6. van der Zwaag B, Staal WG, Hochstenbach R, Poot M, Spierenburg HA, de Jonge MV, Verbeek NE, van ‘t Slot R, van Es MA, Staal FJ, Freitag CM, Buizer-Voskamp JE, Nelen MR, van den Berg LH, van Amstel HK, van Engeland H, Burbach JP. {{A co-segregating microduplication of chromosome 15q11.2 pinpoints two risk genes for autism spectrum disorder}}. {Am J Med Genet B Neuropsychiatr Genet}. 2009 Dec 22.

High resolution genomic copy-number analysis has shown that inherited and de novo copy-number variations contribute significantly to autism pathology, and that identification of small chromosomal aberrations related to autism will expedite the discovery of risk genes involved.
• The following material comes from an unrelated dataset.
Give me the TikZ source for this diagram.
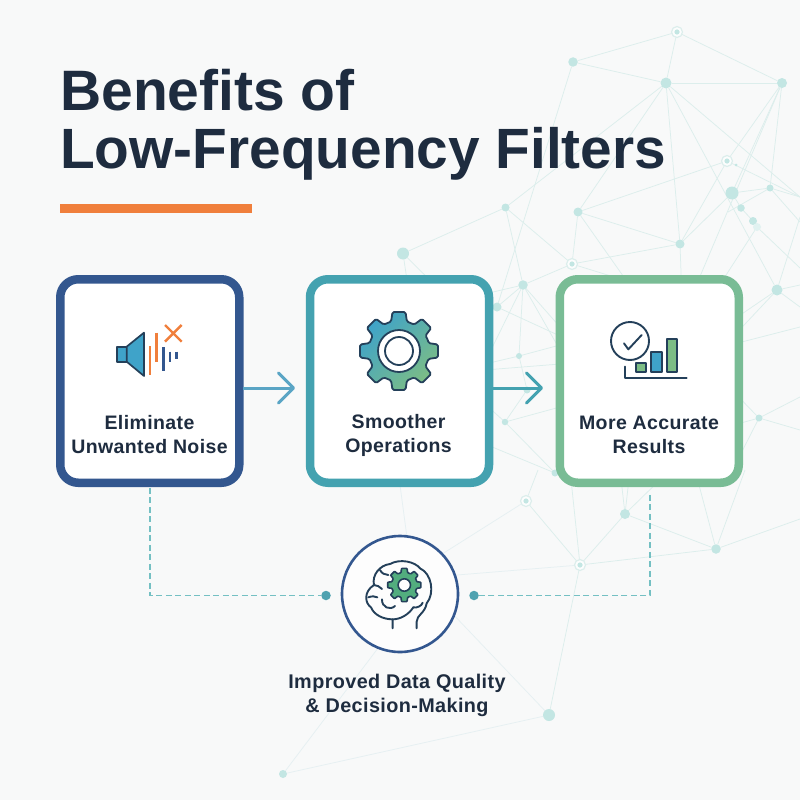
\documentclass[tikz,border=0pt]{standalone}
\usepackage{fontspec}
\setmainfont{Liberation Sans}
\newfontfamily\cardfont{Liberation Sans}[LetterSpace=2]
\usetikzlibrary{arrows.meta}
\pgfdeclarelayer{bg}
\pgfsetlayers{bg,main}
\definecolor{pagebg}{HTML}{F8F9F9}
\definecolor{netline}{HTML}{DCEEEC}
\definecolor{netfaint}{HTML}{E6F0F2}
\definecolor{netfill}{HTML}{C3E6E3}
\definecolor{ink}{HTML}{1E2C3F}
\definecolor{iconink}{HTML}{24405A}
\definecolor{cblue}{HTML}{33578F}
\definecolor{cteal}{HTML}{44A2B0}
\definecolor{cgreen}{HTML}{79BC95}
\definecolor{orangeacc}{HTML}{F07F3C}
\definecolor{skyfill}{HTML}{3FA3C9}
\definecolor{arrowsky}{HTML}{5AA5C5}
\definecolor{dashteal}{HTML}{74C0C3}
\definecolor{dotteal}{HTML}{4FA2B0}
\definecolor{gearfill}{HTML}{52AD7E}
\definecolor{barfill}{HTML}{7CBD85}
\tikzset{
  netdot/.style={circle,fill=netfill,inner sep=0pt,outer sep=0pt,minimum size=#1},
  ringdot/.style={circle,draw=netline,line width=1.2pt,fill=pagebg!40!white,inner sep=0pt,outer sep=0pt,minimum size=11pt},
  netedge/.style={draw=netline,line width=0.75pt},
  netedgefaint/.style={draw=netfaint,line width=0.75pt},
  card/.style={rectangle,rounded corners=18pt,fill=white,line width=8.5pt,inner sep=0pt,outer sep=0pt,minimum width=179pt,minimum height=203.5pt},
  cardtext/.style={font=\fontsize{19.5}{24}\cardfont\bfseries,text=ink,align=center,inner sep=0pt},
  flowarrow/.style={line width=3pt,-{Straight Barb[length=15pt,width=30pt,line width=3pt,round]}},
  dashlink/.style={draw=dashteal,line width=1.7pt,dash pattern=on 6pt off 3.5pt},
  enddot/.style={circle,fill=dotteal,inner sep=0pt,outer sep=0pt,minimum size=9.5pt},
  iconline/.style={draw=iconink,line width=1.9pt,line cap=round,line join=round},
}
\begin{document}
\begin{tikzpicture}[x=1pt,y=-1pt]
\useasboundingbox (0,0) rectangle (800,800);
\begin{pgfonlayer}{bg}
\fill[pagebg] (0,0) rectangle (800,800);
\end{pgfonlayer}
\clip (0,0) rectangle (800,800);
% network dots
\foreach \n/\x/\y/\d in {
 B/573/62/9.5,C/666/83/11,D/782/83/10,F/732/193/13,G/770/188/7,H/741/208/7.5,I/753/221/8,
 K/505.5/207.5/8,L/578/212/9,M/680/244/9,O/523/285/9.5,P/777/290/11,Q/403/253.5/12,S/497/307/9,
 T/519/356/6,U/527/390/7,UU/505/422/6.5,BB/555/473/7,V/759/418/7,X/625/514/10,Z/716/549/9.5,AA/549/715/12,AB/283/774/8,
 SM/736/165/3}
  {\node[netdot=\d pt] (\n) at (\x,\y) {};}
\node[netdot=8pt,fill=netfill!50!white] (J) at (757,227) {};
\foreach \n/\x/\y in {A/677/32,E/727/161,N/572/264,W/526/501,Y/580/565}{
  \node[ringdot] (\n) at (\x,\y) {};
  \fill[netfill] (\n) circle (2.6);
}
% free ends of the network lines
\foreach \n/\x/\y in {
 r1/800/197,r2/800/217,r3/800/268,r4/800/285,r5/800/307,r6/800/327,r7/800/397,r8/800/430,r9/800/519,r10/800/222,
 h1/690/300,h2/640/285,h3/640/300,h4/682/300,h5/710/300,h6/728/212,h7/450/300,h8/410/300,h9/490/352,h10/560/350,
 h11/560/336,h12/560/327,h13/485/364,h14/560/345,h15/485/370,h16/560/364,h17/560/407,h18/485/404,h19/485/444,
 h20/730/340,h21/730/322,h22/730/345,h23/730/426,h24/730/475,h25/730/388,h26/538/470,h27/570/470,h28/620/470,
 h29/630/470,h30/670/470,h31/695/470,h32/745/470,h33/398/470,h34/410/560,h35/420/568,h36/420/578,h37/430/590,h38/403/615,
 h39/493/292}
  {\coordinate (\n) at (\x,\y);}
\begin{pgfonlayer}{bg}
\foreach \a/\b in {
 A/B,A/C,A/D,B/C,C/D,B/S,C/K,C/L,C/M,C/P,C/r1,D/E,D/F,D/G,D/h1,E/L,E/r1,F/M,E/M,F/G,G/r1,G/h6,G/r10,F/H,H/I,I/J,J/h5,J/r3,
 P/r2,P/r4,P/r5,P/h20,P/h21,L/M,L/N,L/h3,K/N,K/O,K/Q,N/M,N/O,N/h2,M/h4,Q/h7,Q/h8,O/h39,O/T,O/h9,O/h10,O/h12,O/S,
 T/h13,T/h14,T/U,h15/h16,S/h11,UU/h17,UU/U,UU/h18,UU/BB,h19/BB,
 r6/h22,V/r7,V/r8,V/h23,V/h24,V/h25,W/Y,W/h26,Y/X,Y/Z,Y/AA,Y/h27,X/Z,X/h28,X/h29,X/h30,Z/h31,Z/h32,Z/r9}
  {\draw[netedge] (\a) -- (\b);}
\foreach \a/\b in {W/h35,Y/h36,h33/h34,AA/h37,AB/h38,AB/AA}
  {\draw[netedgefaint] (\a) -- (\b);}
\end{pgfonlayer}
% title
\node[anchor=base west,inner sep=0pt,text=ink,font=\fontsize{57}{58}\selectfont\bfseries] (t1) at (60,110) {Benefits of};
\node[anchor=base west,inner sep=0pt,text=ink,font=\fontsize{56.8}{58}\selectfont\bfseries] (t2) at (60,168) {Low-Frequency Filters};
\fill[orangeacc] (60,204) rectangle (252,212.5);
% cards
\node[card,draw=cblue] (b1) at (149.75,381) {};
\node[card,draw=cteal] (b2) at (399.5,381) {};
\node[card,draw=cgreen] (b3) at (649.25,381) {};
\node[cardtext] (l1) at (149.5,435) {Eliminate\\Unwanted Noise};
\node[cardtext] (l2) at (398.5,435) {Smoother\\Operations};
\node[cardtext] (l3) at (649,435) {More Accurate\\Results};
% arrows
\coordinate (tip1) at (295,388);
\coordinate (tip2) at (543,388);
\draw[flowarrow,draw=arrowsky] (b1.east |- tip1) ++(4,0) -- (tip1);
\draw[flowarrow,draw=cteal] (b2.east |- tip2) ++(4,0) -- (tip2);
% bottom circle and links
\node[circle,draw=cblue,line width=2.6pt,fill=white!70!pagebg,inner sep=0pt,outer sep=0pt,minimum size=116pt] (brain) at (400,594) {};
\node[enddot] (e1) at (326,595.5) {};
\node[enddot] (e2) at (474,595.5) {};
\coordinate (bend1) at (150,595.5);
\coordinate (bend2) at (650,595.5);
\draw[dashlink] (b1.south -| bend1) ++(0,5) -- (bend1) -- (e1);
\draw[dashlink] (b3.south -| bend2) ++(0,12) -- (bend2) -- (e2);
\node[cardtext,font=\fontsize{19.8}{24}\cardfont\bfseries] (l4) at (397,695) {Improved Data Quality\\\& Decision-Making};
% speaker icon
\begin{scope}[shift={(50,270)},scale=1/3]
 \draw[iconline,fill=skyfill,line width=1.7pt] (201,230) rectangle (230,275);
 \draw[iconline,fill=skyfill,line width=1.7pt] (230,230) -- (282,188) -- (282,318) -- (230,275) -- cycle;
 \draw[line width=2.4pt,draw=orangeacc] (300,228) -- (300,315) (320,188) -- (320,275);
 \draw[line width=2.4pt,draw=cblue] (340,232) -- (340,303) (360,245) -- (360,275) (380,245) -- (380,267);
 \draw[line width=2.4pt,draw=orangeacc] (345,165) -- (395,215) (395,165) -- (345,215);
\end{scope}
% large gear icon
\begin{scope}[shift={(399,351)}]
 \draw[iconline,left color=skyfill,right color=barfill,shading angle=45,line width=1.8pt,rounded corners=1.5pt]
  (-22.5:31) \foreach \a in {0,45,...,315}{ -- ({\a-15}:30.5) -- ({\a-9.5}:39.5) -- ({\a+9.5}:39.5) -- ({\a+15}:30.5) } -- cycle;
 \draw[iconline,fill=white,line width=1.8pt] (0,0) circle (21);
 \draw[iconline,fill=white,line width=1.8pt] (0,0) circle (14);
\end{scope}
% chart icon
\begin{scope}[shift={(550,270)},scale=1/3]
 \draw[iconline] (240,213) circle (57);
 \draw[iconline] (222,220) -- (235,238) -- (275,195);
 \draw[iconline,fill=barfill,line width=1.7pt] (257,280) rectangle (287,305);
 \draw[iconline,fill=skyfill,line width=1.7pt] (303,247) rectangle (335,305);
 \draw[iconline,fill=barfill,line width=1.7pt] (350,207) rectangle (382,305);
 \draw[iconline] (225,290) -- (225,323) -- (410,323);
\end{scope}
% brain icon
\begin{scope}[shift={(300,520)},scale=1/3]
 \draw[iconline] (278,325) -- (278,298) .. controls (250,298) and (222,285) .. (213,262)
   .. controls (195,250) and (190,215) .. (222,195)
   .. controls (215,165) and (240,135) .. (270,132)
   .. controls (300,115) and (345,125) .. (360,145)
   .. controls (395,160) and (405,220) .. (380,250)
   .. controls (375,280) and (350,285) .. (350,305) -- (350,325);
 \draw[iconline] (278,298) .. controls (300,298) and (325,285) .. (340,262);
 \draw[iconline] (222,195) .. controls (230,195) and (240,200) .. (246,207);
 \draw[iconline] (240,150) .. controls (245,160) and (255,165) .. (265,165);
 \draw[iconline] (205,232) .. controls (215,228) and (225,228) .. (232,232);
 \draw[iconline] (246,238) .. controls (245,262) and (270,272) .. (285,258);
 \draw[iconline] (340,262) .. controls (350,265) and (365,258) .. (368,248);
\end{scope}
\begin{scope}[shift={(404.3,585)}]
 \draw[iconline,fill=gearfill,line width=1.6pt,rounded corners=0.6pt]
  (-22.5:13) \foreach \a in {0,45,...,315}{ -- ({\a-15}:12.8) -- ({\a-9.5}:16.8) -- ({\a+9.5}:16.8) -- ({\a+15}:12.8) } -- cycle;
 \draw[iconline,fill=white,line width=1.6pt] (0,0) circle (6.2);
\end{scope}
\end{tikzpicture}
\end{document}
Here, we report a microduplication of chromosome 15q11.2, spanning only four genes, co-segregating with autism in a Dutch pedigree, identified by SNP microarray analysis, and independently confirmed by FISH and MLPA analysis. Quantitative RT-PCR analysis revealed over 70% increase in peripheral blood mRNA levels for the four genes present in the duplicated region in patients, and RNA in situ hybridization on mouse embryonic and adult brain sections revealed that two of the four genes, CYFIP1 and NIPA1, were highly expressed in the developing mouse brain. These findings point towards a contribution of microduplications at chromosome 15q11.2 to autism, and highlight CYFIP1 and NIPA1 as autism risk genes functioning in axonogenesis and synaptogenesis. Thereby, these findings further implicate defects in dosage-sensitive molecular control of neuronal connectivity in autism. However, the prevalence of this microduplication in patient samples was statistically not significantly different from control samples (0.94% in patients vs. 0.42% controls, P = 0.247), which suggests that our findings should be interpreted with caution and indicates the need for studies that include large numbers of control subjects to ascertain the impact of these changes on a population scale. (c) 2009 Wiley-Liss, Inc.

7. Verhoeven JS, De Cock P, Lagae L, Sunaert S. {{Neuroimaging of autism}}. {Neuroradiology}. Jan;52(1):3-14.

Neuroimaging studies done by means of magnetic resonance imaging (MRI) have provided important insights into the neurobiological basis for autism. The aim of this article is to review the current state of knowledge regarding brain abnormalities in autism. Results of structural MRI studies dealing with total brain volume, the volume of the cerebellum, caudate nucleus, thalamus, amygdala and the area of the corpus callosum are summarised. In the past 5 years also new MRI applications as functional MRI and diffusion tensor imaging brought considerable new insights in the pathophysiological mechanisms of autism. Dysfunctional activation in key areas of verbal and non-verbal communication, social interaction, and executive functions are revised. Finally, we also discuss white matter alterations in important communication pathways in the brain of autistic patients.